Seriously, if you know a writer nobody knows about because they’re not online, offer to help them. Show them. Barter with them.

Believe it or not, there was a time when the very idea that I needed to own cathyday.com and blog and update and Tweet filled me with rage. God, how I resented what publishers expected of me, what you, gentle reader, expected from me.

Now, I can’t imagine my life otherwise.

[This week’s post really crosses over with my Literary Citizenship class, so I’m going to cross post there, too!]

Literary Citizenship Writing

11 comments

  1. April Line says:

    This is a fabulous post, and so, so true. Thanks for putting this out there. I feel like small business lessons should be part of all MFA programs, b/c we need them. I’ve taught myself, as I imagine you have, and that is a long, uphill trek.

  2. Cathy, thanks so much for this thoughtful article about “adapting.” I teach a Unit called “Building Your Brand” where I ask my students to become more active members of the literary community. Since this is 2013, that includes creating an online presence and interacting with authors, lit mags, and lit orgs. I’m going to share your blog post with them.

  3. Beth Sheets says:

    Along with Building My Brand in Prof. Murphy’s class, I also started a website at weebly.com as part of an assignment from my editing professor last semester. Although my husband is a web developer by trade, I never have had my own site! I’ve begun working on my own Reiki site now, too, because that can be as hard to find as your yoga class! The woman who taught me operates much like your yoga instructor, emails and phone calls. Yes, she has a business card. No, she has no online presence or social networking outlets whatsoever. She is a Shaman with a lot to offer in the community, and it is frustrating to try and track her emails about upcoming drum circles, classes, and moon meditations. Maybe I will follow your lead and offer to have my husband build her a website in exchange for some Reiki sessions!

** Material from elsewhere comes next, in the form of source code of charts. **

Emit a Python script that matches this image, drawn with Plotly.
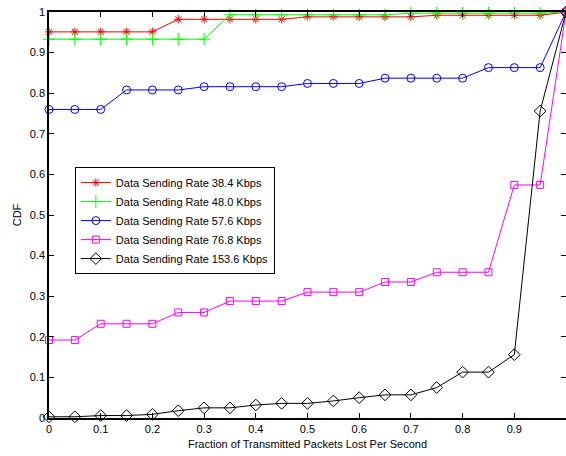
import plotly.graph_objects as go

x_vals = [0, 0.05, 0.1, 0.15, 0.2, 0.25, 0.3, 0.35, 0.4, 0.45, 0.5,
          0.55, 0.6, 0.65, 0.7, 0.75, 0.8, 0.85, 0.9, 0.95, 1.0]

rate_384 = [0.951, 0.951, 0.951, 0.951, 0.951, 0.982, 0.982, 0.982, 0.982, 0.982, 0.988,
            0.988, 0.988, 0.988, 0.988, 0.992, 0.992, 0.992, 0.992, 0.992, 1.0]
rate_480 = [0.933, 0.933, 0.933, 0.933, 0.933, 0.933, 0.933, 0.993, 0.993, 0.993, 0.993,
            0.993, 0.993, 0.993, 0.997, 0.997, 0.997, 0.997, 0.997, 0.997, 1.0]
rate_576 = [0.760, 0.760, 0.760, 0.808, 0.808, 0.808, 0.816, 0.816, 0.816, 0.816, 0.824,
            0.824, 0.824, 0.837, 0.837, 0.837, 0.837, 0.863, 0.863, 0.863, 1.0]
rate_768 = [0.192, 0.192, 0.232, 0.232, 0.232, 0.260, 0.260, 0.288, 0.288, 0.288, 0.310,
            0.310, 0.310, 0.335, 0.335, 0.359, 0.359, 0.359, 0.574, 0.574, 1.0]
rate_1536 = [0.003, 0.003, 0.006, 0.006, 0.009, 0.018, 0.025, 0.025, 0.032, 0.036, 0.036,
             0.042, 0.050, 0.057, 0.057, 0.075, 0.113, 0.113, 0.156, 0.756, 1.0]

names = ["Data Sending Rate 38.4 Kbps", "Data Sending Rate 48.0 Kbps",
         "Data Sending Rate 57.6 Kbps", "Data Sending Rate 76.8 Kbps",
         "Data Sending Rate 153.6 Kbps"]
series = [rate_384, rate_480, rate_576, rate_768, rate_1536]
colors = ["#ff0000", "#00ff00", "#0000ff", "#ff00ff", "#000000"]
symbols = ["asterisk-open", "cross-thin-open", "circle-open", "square-open", "diamond-open"]
sizes = [7, 9, 8, 7, 9]

tick_vals = [0, 0.1, 0.2, 0.3, 0.4, 0.5, 0.6, 0.7, 0.8, 0.9, 1]
tick_text = ["0", "0.1", "0.2", "0.3", "0.4", "0.5", "0.6", "0.7", "0.8", "0.9", "1"]

fig = go.Figure()
for name, ys, c, s, sz in zip(names, series, colors, symbols, sizes):
    fig.add_trace(go.Scatter(
        x=x_vals, y=ys, name=name, mode="lines+markers",
        line=dict(color=c, width=1),
        marker=dict(symbol=s, size=sz, color=c, line=dict(color=c, width=1)),
        cliponaxis=False,
    ))

axis_common = dict(
    showline=True, linecolor="black", linewidth=1.5, mirror="ticks",
    ticks="inside", ticklen=5, tickcolor="black", tickwidth=1,
    showgrid=False, zeroline=False, automargin=False,
    tickfont=dict(family="Liberation Sans, Arial", size=11, color="black"),
    tickvals=tick_vals, ticktext=tick_text,
)

fig.update_layout(
    width=566, height=456,
    margin=dict(l=49, r=0, t=12, b=38),
    paper_bgcolor="white", plot_bgcolor="white",
    font=dict(family="Liberation Sans, Arial", size=10, color="black"),
    xaxis=dict(range=[0, 1], title=dict(text="Fraction of Transmitted Packets Lost Per Second",
                                         font=dict(size=11), standoff=6), **axis_common),
    yaxis=dict(range=[0, 1], title=dict(text="CDF", font=dict(size=11), standoff=6), **axis_common),
    legend=dict(x=0.05, y=0.618, xanchor="left", yanchor="top",
                bgcolor="white", bordercolor="black", borderwidth=1,
                font=dict(family="Liberation Sans, Arial", size=11, color="black"),
                tracegroupgap=0),
    showlegend=True,
)

fig.write_html(
    "out.html",
    config={"displayModeBar": False},
    post_script="document.body.style.margin='0';document.body.style.overflow='hidden';",
)
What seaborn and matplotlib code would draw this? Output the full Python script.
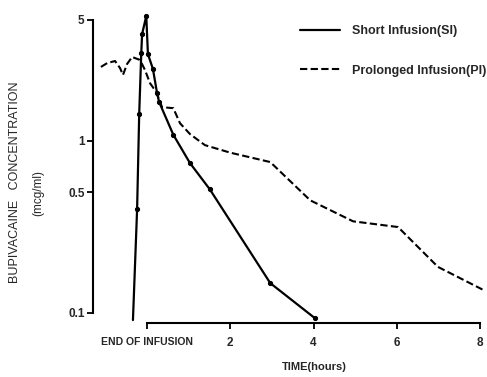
import matplotlib
matplotlib.use("Agg")
from matplotlib import pyplot as plt
from matplotlib.ticker import NullLocator, FixedLocator
import seaborn as sns
import numpy as np
import pandas as pd

# Short infusion (SI) - time in hours relative to end of infusion, conc in mcg/ml
si_time = [-0.34, -0.24, -0.19, -0.14, -0.12, -0.02, 0.02, 0.14, 0.24, 0.29,
           0.63, 1.03, 1.51, 2.96, 4.04]
si_conc = [0.091, 0.40, 1.42, 3.22, 4.14, 5.27, 3.17, 2.6, 1.88, 1.67,
           1.08, 0.74, 0.52, 0.149, 0.093]

# Prolonged infusion (PI)
pi_time = [-1.11, -0.96, -0.77, -0.65, -0.58, -0.48, -0.36, -0.17, -0.05, 0.07,
           0.22, 0.36, 0.63, 0.79, 1.03, 1.39, 2.00, 2.96, 3.92, 4.95,
           6.03, 6.99, 8.08]
pi_conc = [2.67, 2.81, 2.89, 2.63, 2.40, 2.78, 3.05, 2.93, 2.56, 2.15,
           1.91, 1.56, 1.54, 1.26, 1.09, 0.94, 0.85, 0.75, 0.45, 0.34,
           0.315, 0.185, 0.136]

x_ticks = [0, 2, 4, 6, 8]
x_ticklabels = ["END OF INFUSION", "2", "4", "6", "8"]
y_ticks = [0.1, 0.5, 1, 5]
y_ticklabels = ["0.1", "0.5", "1", "5"]

si = pd.DataFrame({"time": si_time, "conc": si_conc})
pi = pd.DataFrame({"time": pi_time, "conc": pi_conc})

sns.set_style("white")
plt.rcParams["font.family"] = ["Liberation Sans", "DejaVu Sans"]

fig = plt.figure(figsize=(4.87, 3.77), dpi=100)
ax = fig.add_axes([93 / 487, 54 / 377, 392 / 487, 313 / 377])

sns.lineplot(data=si, x="time", y="conc", color="black", lw=1.6,
             marker="o", markersize=3.0, markeredgecolor="black",
             markerfacecolor="black", markevery=list(range(1, len(si_time))),
             sort=False, estimator=None, ax=ax, label="Short Infusion(SI)")
sns.lineplot(data=pi, x="time", y="conc", color="black", lw=1.5,
             linestyle=(0, (3.5, 1.6)), sort=False, estimator=None, ax=ax,
             label="Prolonged Infusion(PI)")

ax.set_yscale("log")
ax.set_xlim(-1.30, 8.12)
ax.set_ylim(0.0875, 5.71)

ax.yaxis.set_major_locator(FixedLocator(y_ticks))
ax.yaxis.set_minor_locator(NullLocator())
ax.set_yticklabels(y_ticklabels, fontsize=8.5, fontweight="bold")
ax.set_xticks(x_ticks)
ax.set_xticklabels(x_ticklabels, fontsize=8.5, fontweight="bold")
ax.get_xticklabels()[0].set_fontsize(7.5)

for side in ["top", "right"]:
    ax.spines[side].set_visible(False)
ax.spines["left"].set_bounds(0.1, 5)
ax.spines["bottom"].set_bounds(0, 8)
for side in ["left", "bottom"]:
    ax.spines[side].set_color("black")
    ax.spines[side].set_linewidth(1.5)

ax.tick_params(axis="both", direction="out", length=4, width=1.3,
               color="black", bottom=True, left=True)
ax.tick_params(axis="y", pad=2)
ax.tick_params(axis="x", pad=6)

ax.set_xlabel("")
ax.set_ylabel("")
fig.text(314 / 487, 10 / 377, "TIME(hours)", ha="center", va="center",
         fontsize=8, fontweight="bold")
fig.text(15 / 487, 1 - 182 / 377, "BUPIVACAINE   CONCENTRATION", rotation=90,
         ha="center", va="center", fontsize=9)
fig.text(38 / 487, 1 - 193 / 377, "(mcg/ml)", rotation=90,
         ha="center", va="center", fontsize=8.5)

ax.legend(loc="upper left", bbox_to_anchor=(294 / 487, 1 - 19 / 377),
          bbox_transform=fig.transFigure, frameon=False, handlelength=3.2,
          handletextpad=0.9, labelspacing=2.2, borderpad=0,
          prop={"size": 9, "weight": "bold"})
for h in ax.get_legend().legend_handles:
    h.set_marker("")

fig.savefig("out.png", dpi=100)
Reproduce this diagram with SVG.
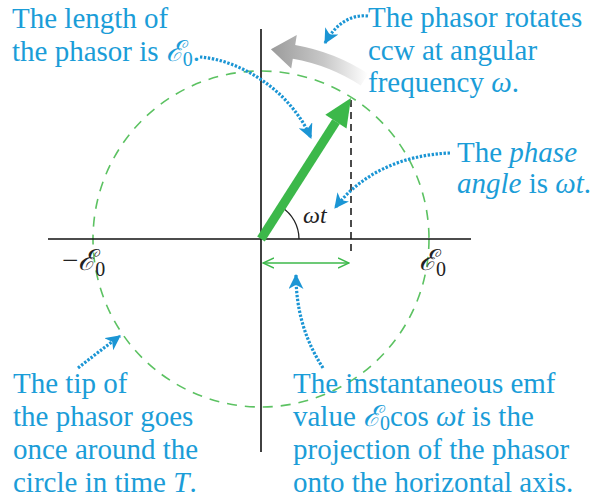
<svg xmlns="http://www.w3.org/2000/svg" width="593" height="501" viewBox="0 0 593 501">
<style>
.lbl{font-family:"Liberation Serif","DejaVu Serif",serif;font-size:29px;fill:#1b9dd8}
.blk{font-family:"Liberation Serif","DejaVu Serif",serif;fill:#222}
.it{font-style:italic}
.axis{stroke:#111;stroke-width:1.6;fill:none}
.lead{stroke:#1b95d4;stroke-width:3.2;fill:none;stroke-dasharray:2.4 1.6;marker-end:url(#bh)}
</style>
<defs>
<marker id="bh" markerUnits="userSpaceOnUse" viewBox="0 0 14 14" markerWidth="15" markerHeight="15" refX="13" refY="7" orient="auto">
<path d="M0,0 L14,7 L0,14 L4,7 Z" fill="#1b95d4"/>
</marker>
<marker id="ga" markerUnits="userSpaceOnUse" viewBox="0 0 12 12" markerWidth="12" markerHeight="12" refX="11" refY="6" orient="auto-start-reverse">
<path d="M0,1 L11,6 L0,11" fill="none" stroke="#3cb84a" stroke-width="1.5"/>
</marker>
<linearGradient id="gg" x1="270" y1="0" x2="368" y2="0" gradientUnits="userSpaceOnUse">
<stop offset="0" stop-color="#9a9a9a"/>
<stop offset="0.55" stop-color="#c8c8c8"/>
<stop offset="1" stop-color="#ffffff"/>
</linearGradient>
</defs>
<rect width="593" height="501" fill="#fff"/>

<g id="rotation-arrow">
<path d="M360.7 85.5 A183 183 0 0 0 292.8 58.8 L291.2 68.6 L270.9 49.3 L296.8 35.1 L295.2 45.0 A197 197 0 0 1 368.3 73.8 Z" fill="url(#gg)"/>
</g>

<g id="circle">
<circle cx="261" cy="239" r="168" fill="none" stroke="#5cc262" stroke-width="1.6" stroke-dasharray="10 8"/>
</g>

<g id="axes">
<line class="axis" x1="48" y1="239" x2="471" y2="239"/>
<line class="axis" x1="261" y1="29" x2="261" y2="452"/>
</g>

<g id="projection">
<line x1="351" y1="100" x2="351" y2="252" stroke="#111" stroke-width="1.5" stroke-dasharray="7 5"/>
<line x1="263" y1="263" x2="349" y2="263" stroke="#3cb84a" stroke-width="1.5" marker-start="url(#ga)" marker-end="url(#ga)"/>
</g>

<g id="angle">
<path d="M299 239 A38 38 0 0 0 281.4 207" fill="none" stroke="#222" stroke-width="1.3"/>
<text class="blk it" x="303" y="223" font-size="24">ωt</text>
</g>

<g id="phasor">
<line x1="261" y1="239" x2="336" y2="121.6" stroke="#3cb84a" stroke-width="9"/>
<path d="M351 98 L346.5 128.6 L325.3 114.8 Z" fill="#3cb84a"/>
</g>

<g id="axis-labels">
<text class="blk" x="62" y="270" font-size="29">−<tspan class="it">ℰ</tspan><tspan font-size="20" dy="6">0</tspan></text>
<text class="blk" x="419" y="270" font-size="29"><tspan class="it">ℰ</tspan><tspan font-size="20" dy="6">0</tspan></text>
</g>

<g id="connectors">
<path class="lead" d="M200 57 C240 60 290 90 311 138"/>
<path class="lead" d="M368 16 C350 14 335 25 325 43"/>
<path class="lead" d="M450 153 C400 155 360 175 335 208"/>
<path class="lead" d="M78 368 C92 357 105 347 120 336"/>
<path class="lead" d="M323 368 C305 340 296 310 296 275"/>
</g>

<g id="note-length">
<text class="lbl" x="12" y="28">The length of</text>
<text class="lbl" x="12" y="61">the phasor is <tspan class="it">ℰ</tspan><tspan font-size="20" dy="5">0</tspan><tspan dy="-5">.</tspan></text>
</g>

<g id="note-rotates">
<text class="lbl" x="368" y="27">The phasor rotates</text>
<text class="lbl" x="368" y="60">ccw at angular</text>
<text class="lbl" x="368" y="92">frequency <tspan class="it">ω</tspan>.</text>
</g>

<g id="note-phase">
<text class="lbl" x="457" y="162">The <tspan class="it">phase</tspan></text>
<text class="lbl" x="457" y="193"><tspan class="it">angle</tspan> is <tspan class="it">ωt</tspan>.</text>
</g>

<g id="note-tip">
<text class="lbl" x="13" y="393">The tip of</text>
<text class="lbl" x="13" y="426">the phasor goes</text>
<text class="lbl" x="13" y="459">once around the</text>
<text class="lbl" x="13" y="492">circle in time <tspan class="it">T</tspan>.</text>
</g>

<g id="note-emf">
<text class="lbl" x="293" y="393">The instantaneous emf</text>
<text class="lbl" x="293" y="426">value <tspan class="it">ℰ</tspan><tspan font-size="20" dy="4">0</tspan><tspan dy="-4">cos</tspan><tspan class="it"> ωt</tspan> is the</text>
<text class="lbl" x="293" y="459">projection of the phasor</text>
<text class="lbl" x="293" y="492">onto the horizontal axis.</text>
</g>
</svg>
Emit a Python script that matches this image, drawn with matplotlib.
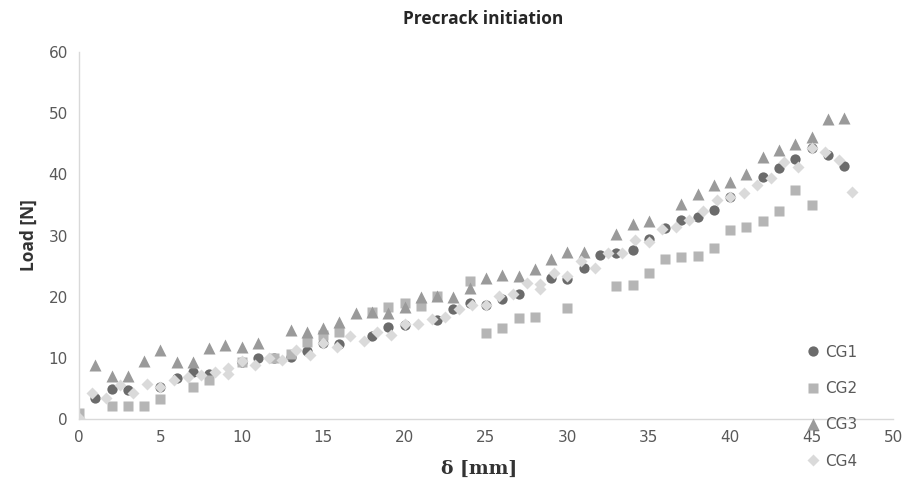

  4. Great post, Cathy. I think more than a few writers have a bit of the luddite in them (myself included). They need pushing. Also, being natural introverts they might be inclined to think, “Well, who would want to hear about this?” But it only makes sense that if you expect to enter the world with your writing and have it pay attention, you need to tell the world what you’re doing.

  5. It is so timely that I stumbled across this post today, as I finally decided this weekend that my resistance to technology can be no more. I started a blog, made a LinkedIn account, AboutMe page and more. (Maybe I went a little crazy.) My fear of the vastness of the cyber world and permanence and vulnerability of an online presence must subside. As a writer, I am my own small business. Thanks for the great words!